You can take the story from here. The myrrh got sifted and repackaged and relocated and that started a process. Next came the frankincense. It comes in 100 pound sacks, but did they need to sit in the middle of the room? No, actually. And the sandalwood powder we use as a drying agent also really needed a much smaller container and could be stored on a shelf. By now I was in the middle of a major reorganization project.

The interesting thing about this whole process was how much fun it was. I loved figuring out all the details, I loved the work of getting it organized, I especially love the result. The work room is now roomier and feels lighter. There's a spaciousness to it, and it's organized so that it really facilitates the job of blending the incense instead of having to be worked around. None of it was anything I had planned to do. I had to say goodbye to some of the stuff I was planning to do. Something else had come along.

And the point of this story? Part way through this project I realized that something deeper was going on than housecleaning. I might easily have passed over this without even noticing, but I was in retreat and a lot of what I was doing centered around noticing. And what happened for me was that I stumbled a cross a connection between my craft and my spirituality. I actually got it, this time.

It has to do with creativity. It's an easy thing to theorize about. Scripture portrays God as a creator; that's how the Bible starts, and both Hebrew and Christian scripture repeats over and over again that the deep nature of God is to be a creator. And here was I, engaged willy nilly in this project that was at its base a creative task. I had been ruminating for a long time about the unsatisfactory nature of my work room, and my mind had been doing some reorganizing down there on a level where I wasn't noticing, and given the silence and the time it finally came together, and here I was engaged in this very satisfying creative task.

Now I'm made in God's image, right? Certainly that's pretty fundamental Christian stuff. But fundamental or not, it often remains pretty theoretical. I'm made in God's image. Yep. On to the next topic. But what does that mean at the level at which I engage with my spiritual journey? Well, what I stumbled over in the course of this retreat was that when I am connected to my creativity I am connected to God. That intuitive link which rests in my heart and has its roots in the deeper part of my being got activated in a way that finally became known to me. When I am creative I am acting out of God's image that lives at the base of my own being. God laid a hand on this project and on me while I was completing it. It was a very different way of meeting God than I had thought I would have in this retreat, and I am grateful to have been awake enough to have noticed it. Often I'm not.

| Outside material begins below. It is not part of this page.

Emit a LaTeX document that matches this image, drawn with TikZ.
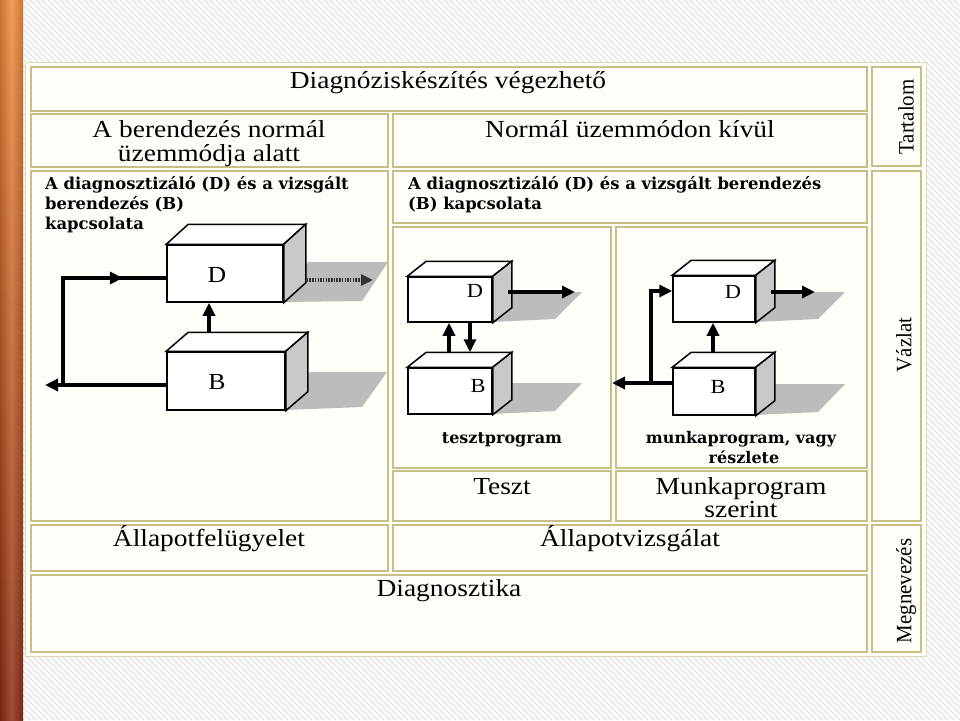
\documentclass[tikz,border=0pt]{standalone}
\usepackage{fontspec}
\setmainfont{Liberation Serif}
\newfontfamily\bigf[FakeStretch=1.12]{Liberation Serif}
\newfontfamily\vertf[FakeStretch=0.95]{Liberation Serif}
\newfontfamily\smallf{DejaVu Serif}
\usetikzlibrary{arrows.meta,calc}
\definecolor{cellline}{RGB}{200,190,135}
\definecolor{cellfill}{RGB}{255,255,249}
\definecolor{hatch}{RGB}{226,226,226}
\definecolor{sidegray}{RGB}{200,200,200}
\definecolor{shadowgray}{RGB}{188,188,188}
\definecolor{orangetop}{RGB}{240,140,60}
\definecolor{orangemid}{RGB}{232,112,40}
\definecolor{orangebot}{RGB}{140,45,20}
\tikzset{
 cell/.style={draw=cellline, line width=1.4pt, fill=cellfill},
 bigtext/.style={font=\bigf\fontsize{24.5}{24}\selectfont, inner sep=0pt, anchor=base},
 smalltext/.style={font=\smallf\bfseries\fontsize{16.4}{20}\selectfont, inner sep=0pt, anchor=base west},
 captext/.style={font=\smallf\bfseries\fontsize{16}{20}\selectfont, inner sep=0pt, anchor=base},
 verttext/.style={font=\vertf\fontsize{22}{22}\selectfont, inner sep=0pt, rotate=90},
 frontbox/.style={draw=black, line width=1.5pt, fill=white, inner sep=0pt},
 boxline/.style={draw=black, line width=1.5pt, line join=miter},
 boxlabel/.style={font=\bigf\fontsize{23}{23}\selectfont, inner sep=0pt},
 boxlabelsm/.style={font=\bigf\fontsize{20}{20}\selectfont, inner sep=0pt},
 shadowfill/.style={fill=shadowgray},
 flow/.style={line width=3.6pt, -{Triangle[length=13pt,width=12pt]}},
 plainline/.style={line width=3.6pt},
 dotflow/.style={line width=3.2pt, black!80, dash pattern=on 1.5pt off 1.2pt, -{Triangle[length=12pt,width=11pt]}},
}
\newcommand\solidbox[3]{%
 \filldraw[boxline,fill=white] (#1.north west) -- ++(#2,-#3) -- ([xshift=#2pt,yshift=#3pt]#1.north east) -- (#1.north east) -- cycle;
 \filldraw[boxline,fill=sidegray] (#1.north east) -- ++(#2,-#3) -- ([xshift=#2pt,yshift=#3pt]#1.south east) -- (#1.south east) -- cycle;}
\begin{document}
\begin{tikzpicture}[x=1pt,y=-1pt]
\useasboundingbox (0,0) rectangle (960,720);
\fill[white] (0,0) rectangle (960,720);
\begin{scope}
\clip (22,0) rectangle (960,720);
\foreach \i in {-720,-714,...,960} \draw[hatch, line width=1.1pt] (\i,0) -- ++(720,720);
\end{scope}
% left strip
\shade[top color=orangetop, middle color=orangemid, bottom color=orangebot] (0,0) rectangle (23,720);
\shade[left color=black, right color=black, middle color=white, opacity=0.15] (0,0) rectangle (23,720);
% table
\fill[cellfill] (25,62) rectangle (926,656);
\draw[cellline!60, line width=1pt] (25,62) rectangle (926,656);
\foreach \a/\b/\c/\d in {31/67/867/111, 872/67/921/166, 31/114/388/167, 393/114/867/167,
  31/171/388/521, 393/171/867/223, 872/171/921/521, 393/227/611/468, 616/227/867/468,
  393/471/611/521, 616/471/867/521, 31/525/388/571, 393/525/867/571, 872/525/921/652,
  31/575/867/652}
  \draw[cell] (\a,\b) rectangle (\c,\d);
% texts
\node[bigtext] (t1) at (448,88) {Diagnóziskészítés végezhető};
\node[bigtext] (t2a) at (209,137) {A berendezés normál};
\node[bigtext] (t2b) at (209,161) {üzemmódja alatt};
\node[bigtext] (t3) at (630,137) {Normál üzemmódon kívül};
\node[smalltext] (s1) at (45,189) {A diagnosztizáló (D) és a vizsgált};
\node[smalltext] (s2) at (45,209) {berendezés (B)};
\node[smalltext] (s3) at (45,229) {kapcsolata};
\node[smalltext] (s4) at (408,189) {A diagnosztizáló (D) és a vizsgált berendezés};
\node[smalltext] (s5) at (408,209) {(B) kapcsolata};
\node[captext] (c1) at (502,443) {tesztprogram};
\node[captext] (c2) at (741,443) {munkaprogram, vagy};
\node[captext] (c3) at (744,463) {részlete};
\node[bigtext] (t5a) at (502,494) {Teszt};
\node[bigtext] (t5b) at (741,494) {Munkaprogram};
\node[bigtext] (t5c) at (741,517) {szerint};
\node[bigtext] (t6a) at (209,546) {Állapotfelügyelet};
\node[bigtext] (t6b) at (630,546) {Állapotvizsgálat};
\node[bigtext] (t7) at (449,596) {Diagnosztika};
\node[verttext] (v1) at (906,117) {Tartalom};
\node[verttext] (v2) at (904,345) {Vázlat};
\node[verttext] (v3) at (906,591) {Megnevezés};
% shadows
\fill[shadowfill] (308,262) -- (388,262) -- (362,301) -- (283,302) -- cycle;
\fill[shadowfill] (310,372) -- (387,372) -- (362,407) -- (285,410) -- cycle;
\fill[shadowfill] (511,292) -- (582,292) -- (555,319) -- (492,322) -- cycle;
\fill[shadowfill] (511,383) -- (582,383) -- (555,411) -- (492,414) -- cycle;
\fill[shadowfill] (774,292) -- (845,292) -- (818,319) -- (755,322) -- cycle;
\fill[shadowfill] (774,384) -- (845,384) -- (818,412) -- (755,415) -- cycle;
% left diagram
\node[frontbox, minimum width=116pt, minimum height=57pt] (dL) at (225,273.5) {};
\solidbox{dL}{22}{20}
\node[boxlabel] (dLl) at (217,275) {D};
\node[frontbox, minimum width=118pt, minimum height=58pt] (bL) at (226,381) {};
\solidbox{bL}{22}{19}
\node[boxlabel] (bLl) at (217,382) {B};
\coordinate (lOut) at (45,385);
\coordinate (lJoin) at (63,385);
\coordinate (dLin) at ([yshift=-4.5pt]dL.west);
\coordinate (lDotEnd) at (373,280);
\draw[flow] ([xshift=-17pt,yshift=19pt]bL.north) -- ([xshift=-16pt]dL.south);
\draw[flow] ([yshift=-4pt]bL.west) -- (lOut);
\draw[plainline] (lJoin) |- (dLin);
\draw[flow] (lJoin |- dLin) -- ($(lJoin |- dLin)!0.58!(dLin)$);
\draw[dotflow] ([xshift=23pt,yshift=-6.5pt]dL.east) -- (lDotEnd);
% middle diagram
\node[frontbox, minimum width=84pt, minimum height=45pt] (dM) at (450,299.5) {};
\solidbox{dM}{19}{15}
\node[boxlabelsm] (dMl) at (475,291) {D};
\node[frontbox, minimum width=84pt, minimum height=46pt] (bM) at (450,391) {};
\solidbox{bM}{19}{15}
\node[boxlabelsm] (bMl) at (478,386) {B};
\coordinate (mOut) at (575,292);
\draw[flow] ([xshift=-1pt,yshift=15pt]bM.north) -- ([xshift=-1pt]dM.south);
\draw[flow] ([xshift=20pt]dM.south) -- ([xshift=20pt,yshift=15pt]bM.north);
\draw[flow] ([xshift=15pt,yshift=7.5pt]dM.east) -- (mOut);
% right diagram
\node[frontbox, minimum width=82pt, minimum height=46pt] (dR) at (714,299) {};
\solidbox{dR}{19}{15}
\node[boxlabelsm] (dRl) at (733,292) {D};
\node[frontbox, minimum width=82pt, minimum height=47pt] (bR) at (714,391.5) {};
\solidbox{bR}{19}{15}
\node[boxlabelsm] (bRl) at (718,387) {B};
\coordinate (rOut) at (815,292);
\coordinate (rOutL) at (612,383);
\coordinate (rJoin) at (651,383);
\coordinate (dRin) at ([yshift=8pt]dR.west);
\draw[flow] ([xshift=-1pt,yshift=15pt]bR.north) -- ([xshift=-1pt]dR.south);
\draw[flow] ([xshift=15pt,yshift=7pt]dR.east) -- (rOut);
\draw[flow] ([yshift=8.5pt]bR.west) -- (rOutL);
\draw[flow] (rJoin) |- (dRin);
\end{tikzpicture}
\end{document}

What about you? Where are those creative moments for you? And can you connect the joy of those moments with the presence of the Spirit which lives at your center? What are your projects? Cooking? Knitting? Basketball? Service projects? Figuring out how to be more loving in a relationship? The possibilities are as wide as your life. The thing to awaken to is that God is sitting down there at the base of it all, plotting to get you creatively involved with your life. And if you look closely enough you can catch God at work there. You really can connect with the divine who dwells at your center. (To look for it you start at the area of your stomach. Your body is one of the chief agents of revelation here.)

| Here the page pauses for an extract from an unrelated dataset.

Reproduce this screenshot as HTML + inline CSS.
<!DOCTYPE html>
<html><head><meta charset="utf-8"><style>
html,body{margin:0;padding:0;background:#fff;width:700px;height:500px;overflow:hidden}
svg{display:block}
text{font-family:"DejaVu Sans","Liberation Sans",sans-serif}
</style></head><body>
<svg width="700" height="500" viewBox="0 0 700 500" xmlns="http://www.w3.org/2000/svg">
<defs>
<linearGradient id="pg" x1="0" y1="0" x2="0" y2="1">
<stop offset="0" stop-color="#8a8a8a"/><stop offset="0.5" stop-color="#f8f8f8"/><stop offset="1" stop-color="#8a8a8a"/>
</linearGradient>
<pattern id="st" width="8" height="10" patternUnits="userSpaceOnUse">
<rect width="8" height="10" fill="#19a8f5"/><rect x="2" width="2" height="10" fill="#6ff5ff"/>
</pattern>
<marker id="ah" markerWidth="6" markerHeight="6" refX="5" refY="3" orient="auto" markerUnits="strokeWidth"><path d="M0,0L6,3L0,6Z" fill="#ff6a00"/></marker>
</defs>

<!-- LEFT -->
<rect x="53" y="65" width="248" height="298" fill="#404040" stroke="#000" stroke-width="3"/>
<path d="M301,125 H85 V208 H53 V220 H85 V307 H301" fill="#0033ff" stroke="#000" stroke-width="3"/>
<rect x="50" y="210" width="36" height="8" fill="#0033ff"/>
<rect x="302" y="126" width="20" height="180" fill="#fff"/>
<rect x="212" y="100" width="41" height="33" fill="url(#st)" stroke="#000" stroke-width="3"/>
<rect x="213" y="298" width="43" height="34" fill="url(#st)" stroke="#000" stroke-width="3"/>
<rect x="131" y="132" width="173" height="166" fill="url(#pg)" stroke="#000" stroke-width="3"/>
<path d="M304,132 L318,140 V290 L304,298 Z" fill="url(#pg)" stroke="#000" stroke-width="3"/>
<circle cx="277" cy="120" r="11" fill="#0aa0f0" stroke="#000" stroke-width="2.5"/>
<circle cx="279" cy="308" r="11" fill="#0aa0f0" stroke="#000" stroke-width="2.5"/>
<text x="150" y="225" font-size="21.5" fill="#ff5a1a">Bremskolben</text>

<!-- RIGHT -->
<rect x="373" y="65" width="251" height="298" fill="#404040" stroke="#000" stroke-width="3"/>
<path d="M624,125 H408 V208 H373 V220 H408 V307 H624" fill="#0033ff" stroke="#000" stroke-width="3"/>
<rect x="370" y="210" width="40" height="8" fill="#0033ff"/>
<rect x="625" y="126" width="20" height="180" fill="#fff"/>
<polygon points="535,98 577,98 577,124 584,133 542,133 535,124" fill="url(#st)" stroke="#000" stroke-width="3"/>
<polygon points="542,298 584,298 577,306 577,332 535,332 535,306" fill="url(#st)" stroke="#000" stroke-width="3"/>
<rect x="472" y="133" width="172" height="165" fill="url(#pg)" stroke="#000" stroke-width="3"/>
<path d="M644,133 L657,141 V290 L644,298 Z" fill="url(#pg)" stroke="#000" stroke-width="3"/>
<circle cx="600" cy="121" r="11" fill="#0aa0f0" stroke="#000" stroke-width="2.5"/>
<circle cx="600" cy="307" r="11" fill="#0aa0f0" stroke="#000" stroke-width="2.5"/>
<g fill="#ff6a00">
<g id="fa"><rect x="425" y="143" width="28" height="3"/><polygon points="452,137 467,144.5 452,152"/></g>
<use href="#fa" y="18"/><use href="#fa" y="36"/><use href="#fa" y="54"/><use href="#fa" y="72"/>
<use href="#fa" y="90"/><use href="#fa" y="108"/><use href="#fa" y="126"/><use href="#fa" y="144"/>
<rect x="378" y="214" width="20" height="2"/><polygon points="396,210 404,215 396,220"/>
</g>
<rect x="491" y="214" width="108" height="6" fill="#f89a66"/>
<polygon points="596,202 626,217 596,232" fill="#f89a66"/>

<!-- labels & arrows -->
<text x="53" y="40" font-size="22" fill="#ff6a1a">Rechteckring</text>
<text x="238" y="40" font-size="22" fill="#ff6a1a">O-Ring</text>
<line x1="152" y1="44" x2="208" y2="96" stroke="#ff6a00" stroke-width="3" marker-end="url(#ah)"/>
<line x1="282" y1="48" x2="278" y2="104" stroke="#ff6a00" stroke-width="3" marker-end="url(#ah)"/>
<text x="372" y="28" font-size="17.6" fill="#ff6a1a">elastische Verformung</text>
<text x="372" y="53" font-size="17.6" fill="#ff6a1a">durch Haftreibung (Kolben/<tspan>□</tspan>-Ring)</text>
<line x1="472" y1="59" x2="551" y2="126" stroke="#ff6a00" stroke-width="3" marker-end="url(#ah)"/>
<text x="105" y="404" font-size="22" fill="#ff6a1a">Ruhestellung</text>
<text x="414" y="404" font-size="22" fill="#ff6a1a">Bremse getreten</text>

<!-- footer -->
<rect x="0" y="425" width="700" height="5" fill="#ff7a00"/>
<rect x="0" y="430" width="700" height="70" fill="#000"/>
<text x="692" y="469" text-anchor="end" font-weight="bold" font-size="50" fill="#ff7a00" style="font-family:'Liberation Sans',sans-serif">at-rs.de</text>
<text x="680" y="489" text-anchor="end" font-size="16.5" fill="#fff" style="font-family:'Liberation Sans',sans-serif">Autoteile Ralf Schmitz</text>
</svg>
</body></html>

And I can't let this post go without mentioning last night. Many of the community took a while to sit together after supper on one of the porches that overlooks the river. It had been a showery day and obviously the air was full of rain drops because suddenly we were looking at the most intensely brilliant rainbow that I have seen in a long, long time. It was complete from end to end and had a doubled companion at each end. It was a wonderful benediction on our time of retreat and a promise of the sabbath time that we have in the next three weeks. And I actually did remember what the Bible story tells us to remember when we see a rainbow - that God has hung up his bow in the sky. God has decided to move from being a warrior figure to being a lover of the human race, and God's bow is the promise of the fulfillment of that transformation in our hearts.